■ **ENTRIES SHOWN**:
------------------------------------------------------------------------

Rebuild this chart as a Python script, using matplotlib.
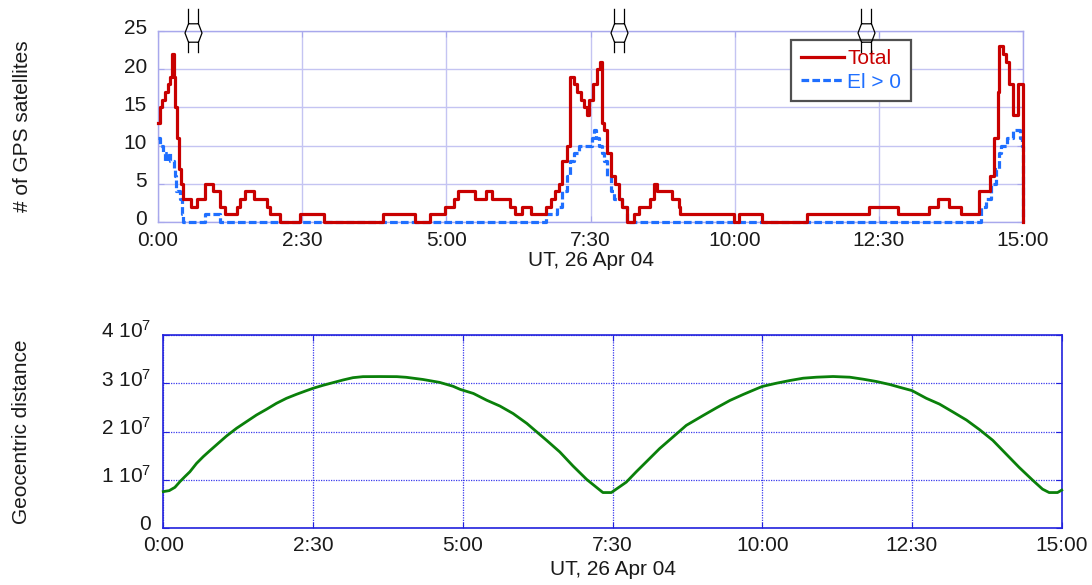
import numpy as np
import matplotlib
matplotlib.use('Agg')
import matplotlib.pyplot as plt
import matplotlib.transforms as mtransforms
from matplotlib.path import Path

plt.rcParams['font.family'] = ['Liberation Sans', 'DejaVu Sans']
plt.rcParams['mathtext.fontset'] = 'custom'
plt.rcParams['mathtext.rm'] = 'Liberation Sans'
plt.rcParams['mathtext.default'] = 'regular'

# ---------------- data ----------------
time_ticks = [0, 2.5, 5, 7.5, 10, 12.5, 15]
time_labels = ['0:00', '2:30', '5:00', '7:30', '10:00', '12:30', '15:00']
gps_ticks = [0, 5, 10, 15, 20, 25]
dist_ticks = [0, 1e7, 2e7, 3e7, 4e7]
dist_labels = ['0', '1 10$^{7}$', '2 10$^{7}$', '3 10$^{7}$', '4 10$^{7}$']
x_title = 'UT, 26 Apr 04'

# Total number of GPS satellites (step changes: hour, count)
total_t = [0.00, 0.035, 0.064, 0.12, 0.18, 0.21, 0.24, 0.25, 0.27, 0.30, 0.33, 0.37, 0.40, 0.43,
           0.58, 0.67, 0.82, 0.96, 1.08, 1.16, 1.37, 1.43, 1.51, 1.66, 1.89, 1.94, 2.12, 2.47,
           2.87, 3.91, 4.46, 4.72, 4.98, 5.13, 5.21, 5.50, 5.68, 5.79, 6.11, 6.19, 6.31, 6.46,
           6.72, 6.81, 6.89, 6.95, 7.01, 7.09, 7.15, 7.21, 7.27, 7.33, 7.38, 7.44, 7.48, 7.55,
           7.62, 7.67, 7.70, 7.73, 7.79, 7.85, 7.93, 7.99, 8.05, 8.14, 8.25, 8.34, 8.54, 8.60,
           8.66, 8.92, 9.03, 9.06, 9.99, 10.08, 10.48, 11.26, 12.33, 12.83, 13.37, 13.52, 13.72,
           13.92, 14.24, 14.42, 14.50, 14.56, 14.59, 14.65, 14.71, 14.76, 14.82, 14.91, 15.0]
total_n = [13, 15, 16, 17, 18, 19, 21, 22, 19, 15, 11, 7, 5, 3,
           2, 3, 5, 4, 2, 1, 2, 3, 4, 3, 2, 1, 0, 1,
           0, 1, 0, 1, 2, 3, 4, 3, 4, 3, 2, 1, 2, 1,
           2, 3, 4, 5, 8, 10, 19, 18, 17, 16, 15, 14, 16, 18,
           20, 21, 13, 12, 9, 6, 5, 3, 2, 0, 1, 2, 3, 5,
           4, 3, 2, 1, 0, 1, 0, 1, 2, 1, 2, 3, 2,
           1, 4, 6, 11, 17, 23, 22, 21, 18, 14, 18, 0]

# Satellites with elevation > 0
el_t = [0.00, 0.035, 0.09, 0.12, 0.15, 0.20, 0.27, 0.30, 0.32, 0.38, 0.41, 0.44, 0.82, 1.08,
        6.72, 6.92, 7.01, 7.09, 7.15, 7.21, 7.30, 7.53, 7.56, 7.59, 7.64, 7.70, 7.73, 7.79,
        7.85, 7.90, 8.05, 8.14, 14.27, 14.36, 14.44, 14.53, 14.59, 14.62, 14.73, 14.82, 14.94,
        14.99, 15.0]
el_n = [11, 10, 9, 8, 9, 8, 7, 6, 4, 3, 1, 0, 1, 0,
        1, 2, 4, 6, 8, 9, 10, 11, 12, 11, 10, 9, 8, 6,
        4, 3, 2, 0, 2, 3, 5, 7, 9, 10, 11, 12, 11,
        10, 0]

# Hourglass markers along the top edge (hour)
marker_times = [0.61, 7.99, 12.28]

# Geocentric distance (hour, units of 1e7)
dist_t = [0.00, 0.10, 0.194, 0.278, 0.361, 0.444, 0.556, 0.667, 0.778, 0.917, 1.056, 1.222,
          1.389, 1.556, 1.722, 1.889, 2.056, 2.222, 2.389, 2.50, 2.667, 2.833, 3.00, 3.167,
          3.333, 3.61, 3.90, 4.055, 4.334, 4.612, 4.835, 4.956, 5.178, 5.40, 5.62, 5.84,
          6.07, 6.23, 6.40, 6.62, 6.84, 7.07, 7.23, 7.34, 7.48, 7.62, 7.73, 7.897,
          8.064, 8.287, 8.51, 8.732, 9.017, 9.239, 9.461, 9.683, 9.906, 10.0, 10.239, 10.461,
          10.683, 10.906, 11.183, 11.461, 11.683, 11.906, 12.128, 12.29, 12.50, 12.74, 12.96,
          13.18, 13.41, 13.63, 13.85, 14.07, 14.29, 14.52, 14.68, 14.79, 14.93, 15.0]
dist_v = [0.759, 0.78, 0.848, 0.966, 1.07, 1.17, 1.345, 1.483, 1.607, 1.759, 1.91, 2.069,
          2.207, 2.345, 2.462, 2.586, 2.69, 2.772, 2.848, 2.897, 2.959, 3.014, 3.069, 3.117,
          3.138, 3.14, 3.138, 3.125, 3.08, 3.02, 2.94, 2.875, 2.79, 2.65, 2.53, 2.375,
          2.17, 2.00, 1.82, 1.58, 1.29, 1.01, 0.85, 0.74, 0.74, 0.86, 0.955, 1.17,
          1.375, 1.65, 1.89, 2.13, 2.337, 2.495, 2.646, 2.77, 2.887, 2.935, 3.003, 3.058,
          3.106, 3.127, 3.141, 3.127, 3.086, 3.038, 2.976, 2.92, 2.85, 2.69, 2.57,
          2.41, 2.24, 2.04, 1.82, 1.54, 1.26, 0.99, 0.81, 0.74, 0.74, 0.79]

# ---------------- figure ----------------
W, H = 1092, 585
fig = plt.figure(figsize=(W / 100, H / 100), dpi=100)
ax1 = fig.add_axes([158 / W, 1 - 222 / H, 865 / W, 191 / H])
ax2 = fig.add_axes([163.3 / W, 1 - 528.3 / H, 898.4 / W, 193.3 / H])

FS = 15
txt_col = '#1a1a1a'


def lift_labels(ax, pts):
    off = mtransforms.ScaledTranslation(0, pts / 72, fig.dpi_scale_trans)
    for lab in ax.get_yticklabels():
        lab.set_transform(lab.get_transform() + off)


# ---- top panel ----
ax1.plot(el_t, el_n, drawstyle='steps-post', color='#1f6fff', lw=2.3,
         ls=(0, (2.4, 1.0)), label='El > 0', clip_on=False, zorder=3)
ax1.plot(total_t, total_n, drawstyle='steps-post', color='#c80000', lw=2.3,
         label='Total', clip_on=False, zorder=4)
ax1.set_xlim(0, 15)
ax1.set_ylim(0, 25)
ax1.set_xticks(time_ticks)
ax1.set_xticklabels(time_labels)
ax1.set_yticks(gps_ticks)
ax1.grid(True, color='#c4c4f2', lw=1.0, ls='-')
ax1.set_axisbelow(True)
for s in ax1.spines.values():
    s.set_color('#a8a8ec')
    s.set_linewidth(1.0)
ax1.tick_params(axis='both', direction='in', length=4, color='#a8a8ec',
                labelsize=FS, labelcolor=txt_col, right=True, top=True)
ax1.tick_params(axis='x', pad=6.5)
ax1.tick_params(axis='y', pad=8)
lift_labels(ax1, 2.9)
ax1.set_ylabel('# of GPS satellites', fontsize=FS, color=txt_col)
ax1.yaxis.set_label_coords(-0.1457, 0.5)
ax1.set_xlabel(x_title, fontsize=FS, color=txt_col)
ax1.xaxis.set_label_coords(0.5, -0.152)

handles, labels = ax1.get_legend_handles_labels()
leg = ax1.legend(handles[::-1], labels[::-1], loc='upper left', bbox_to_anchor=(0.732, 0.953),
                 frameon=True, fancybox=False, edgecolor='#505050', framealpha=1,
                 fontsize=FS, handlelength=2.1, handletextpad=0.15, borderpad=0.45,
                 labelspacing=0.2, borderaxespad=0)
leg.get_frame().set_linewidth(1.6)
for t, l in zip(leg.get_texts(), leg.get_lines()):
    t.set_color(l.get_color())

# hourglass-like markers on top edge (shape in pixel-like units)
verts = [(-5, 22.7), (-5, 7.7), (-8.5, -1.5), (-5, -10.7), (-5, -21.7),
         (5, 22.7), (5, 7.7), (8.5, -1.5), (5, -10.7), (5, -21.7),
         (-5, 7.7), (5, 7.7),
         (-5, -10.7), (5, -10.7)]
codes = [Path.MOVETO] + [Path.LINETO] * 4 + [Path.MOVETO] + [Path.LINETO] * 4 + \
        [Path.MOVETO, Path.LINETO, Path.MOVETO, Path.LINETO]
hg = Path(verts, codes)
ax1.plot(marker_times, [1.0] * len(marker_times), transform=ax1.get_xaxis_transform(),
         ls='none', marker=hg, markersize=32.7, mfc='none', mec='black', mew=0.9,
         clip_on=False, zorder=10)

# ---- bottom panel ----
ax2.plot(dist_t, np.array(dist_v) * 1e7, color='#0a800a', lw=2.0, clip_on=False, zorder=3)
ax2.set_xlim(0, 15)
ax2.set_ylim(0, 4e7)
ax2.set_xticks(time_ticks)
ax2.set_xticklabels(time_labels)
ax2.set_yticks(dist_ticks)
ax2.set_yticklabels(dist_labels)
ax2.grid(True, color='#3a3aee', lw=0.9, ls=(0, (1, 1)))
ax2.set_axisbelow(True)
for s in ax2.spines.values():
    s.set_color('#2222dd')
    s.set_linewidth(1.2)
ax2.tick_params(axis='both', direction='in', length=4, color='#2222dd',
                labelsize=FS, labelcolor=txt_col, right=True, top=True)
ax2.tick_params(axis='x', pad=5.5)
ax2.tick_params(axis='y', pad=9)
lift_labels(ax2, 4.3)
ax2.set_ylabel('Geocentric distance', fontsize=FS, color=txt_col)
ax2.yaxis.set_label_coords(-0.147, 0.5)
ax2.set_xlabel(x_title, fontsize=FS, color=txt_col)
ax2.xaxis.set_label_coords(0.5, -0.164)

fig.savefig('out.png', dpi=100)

------------------------------------------------------------------------

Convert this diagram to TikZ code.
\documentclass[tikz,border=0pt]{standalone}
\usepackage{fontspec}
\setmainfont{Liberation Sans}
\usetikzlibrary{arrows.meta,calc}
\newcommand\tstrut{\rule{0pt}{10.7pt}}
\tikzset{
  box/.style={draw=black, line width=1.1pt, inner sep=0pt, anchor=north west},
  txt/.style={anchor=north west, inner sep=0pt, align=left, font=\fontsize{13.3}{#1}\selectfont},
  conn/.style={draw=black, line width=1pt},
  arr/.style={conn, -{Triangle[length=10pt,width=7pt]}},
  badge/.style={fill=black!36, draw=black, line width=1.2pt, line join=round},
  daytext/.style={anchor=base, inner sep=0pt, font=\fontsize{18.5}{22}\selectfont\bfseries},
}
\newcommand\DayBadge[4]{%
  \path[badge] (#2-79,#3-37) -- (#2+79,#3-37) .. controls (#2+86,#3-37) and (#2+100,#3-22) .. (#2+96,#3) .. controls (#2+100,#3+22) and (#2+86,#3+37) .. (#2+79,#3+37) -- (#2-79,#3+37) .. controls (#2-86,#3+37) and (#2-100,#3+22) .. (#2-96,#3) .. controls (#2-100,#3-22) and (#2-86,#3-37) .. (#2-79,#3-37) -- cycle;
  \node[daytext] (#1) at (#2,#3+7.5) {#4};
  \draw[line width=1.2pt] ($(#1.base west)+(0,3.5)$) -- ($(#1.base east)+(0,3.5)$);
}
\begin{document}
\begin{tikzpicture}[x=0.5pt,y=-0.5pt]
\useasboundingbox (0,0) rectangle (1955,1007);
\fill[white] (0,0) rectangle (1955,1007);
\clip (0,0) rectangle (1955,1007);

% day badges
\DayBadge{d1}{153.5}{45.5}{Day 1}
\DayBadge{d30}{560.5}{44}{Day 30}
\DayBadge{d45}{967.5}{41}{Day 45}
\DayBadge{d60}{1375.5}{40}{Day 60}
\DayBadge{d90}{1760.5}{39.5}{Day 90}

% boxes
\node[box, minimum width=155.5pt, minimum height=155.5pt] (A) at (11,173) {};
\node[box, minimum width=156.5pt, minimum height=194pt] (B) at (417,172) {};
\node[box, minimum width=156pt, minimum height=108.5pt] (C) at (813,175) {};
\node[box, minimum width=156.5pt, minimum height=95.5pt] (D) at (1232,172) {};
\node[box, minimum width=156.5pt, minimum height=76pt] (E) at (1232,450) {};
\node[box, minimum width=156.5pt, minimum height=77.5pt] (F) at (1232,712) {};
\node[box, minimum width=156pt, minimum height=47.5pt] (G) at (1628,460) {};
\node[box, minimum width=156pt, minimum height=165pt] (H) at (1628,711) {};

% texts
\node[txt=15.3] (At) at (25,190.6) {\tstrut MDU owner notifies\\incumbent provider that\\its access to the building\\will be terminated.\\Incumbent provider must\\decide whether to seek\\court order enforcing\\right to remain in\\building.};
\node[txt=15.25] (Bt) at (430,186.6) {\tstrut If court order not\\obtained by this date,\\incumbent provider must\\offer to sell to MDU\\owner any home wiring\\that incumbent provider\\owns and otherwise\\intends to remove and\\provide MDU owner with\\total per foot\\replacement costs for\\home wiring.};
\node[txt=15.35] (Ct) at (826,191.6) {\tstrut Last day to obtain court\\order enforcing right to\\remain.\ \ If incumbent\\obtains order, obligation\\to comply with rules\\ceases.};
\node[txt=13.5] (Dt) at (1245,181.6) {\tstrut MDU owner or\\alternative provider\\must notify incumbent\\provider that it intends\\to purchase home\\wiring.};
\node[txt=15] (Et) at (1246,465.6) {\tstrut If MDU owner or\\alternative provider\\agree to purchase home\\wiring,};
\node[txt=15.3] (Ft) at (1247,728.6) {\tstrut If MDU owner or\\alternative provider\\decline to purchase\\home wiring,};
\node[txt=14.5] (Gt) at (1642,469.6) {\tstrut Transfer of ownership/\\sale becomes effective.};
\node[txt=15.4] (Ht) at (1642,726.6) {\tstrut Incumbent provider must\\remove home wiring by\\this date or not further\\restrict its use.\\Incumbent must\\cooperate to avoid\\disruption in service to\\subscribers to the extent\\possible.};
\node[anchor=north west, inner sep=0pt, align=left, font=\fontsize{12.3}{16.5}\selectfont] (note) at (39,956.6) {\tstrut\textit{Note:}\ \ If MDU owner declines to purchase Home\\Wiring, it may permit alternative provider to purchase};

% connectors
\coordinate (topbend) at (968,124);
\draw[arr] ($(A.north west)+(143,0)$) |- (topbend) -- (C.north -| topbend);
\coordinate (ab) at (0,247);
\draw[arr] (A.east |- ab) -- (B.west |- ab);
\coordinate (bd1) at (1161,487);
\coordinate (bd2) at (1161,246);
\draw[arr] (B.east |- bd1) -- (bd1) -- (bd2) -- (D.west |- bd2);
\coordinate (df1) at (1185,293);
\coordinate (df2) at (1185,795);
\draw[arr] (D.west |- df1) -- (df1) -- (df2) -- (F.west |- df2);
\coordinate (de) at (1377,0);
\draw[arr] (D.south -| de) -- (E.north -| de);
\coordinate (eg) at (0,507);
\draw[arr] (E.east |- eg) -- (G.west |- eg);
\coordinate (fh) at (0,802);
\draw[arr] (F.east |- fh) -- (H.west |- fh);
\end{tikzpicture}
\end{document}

------------------------------------------------------------------------

■ **YOUR INSTRUCTIONS**:
In the listing above, find the line containing "Rebuild this chart" and the line containing "plt.rcParams['mathtext.default'] = 'regular'", then output those two lines and everything between them exactly as written, without the images.

■ **FULL RESPONSE**:
Rebuild this chart as a Python script, using matplotlib.
import numpy as np
import matplotlib
matplotlib.use('Agg')
import matplotlib.pyplot as plt
import matplotlib.transforms as mtransforms
from matplotlib.path import Path

plt.rcParams['font.family'] = ['Liberation Sans', 'DejaVu Sans']
plt.rcParams['mathtext.fontset'] = 'custom'
plt.rcParams['mathtext.rm'] = 'Liberation Sans'
plt.rcParams['mathtext.default'] = 'regular'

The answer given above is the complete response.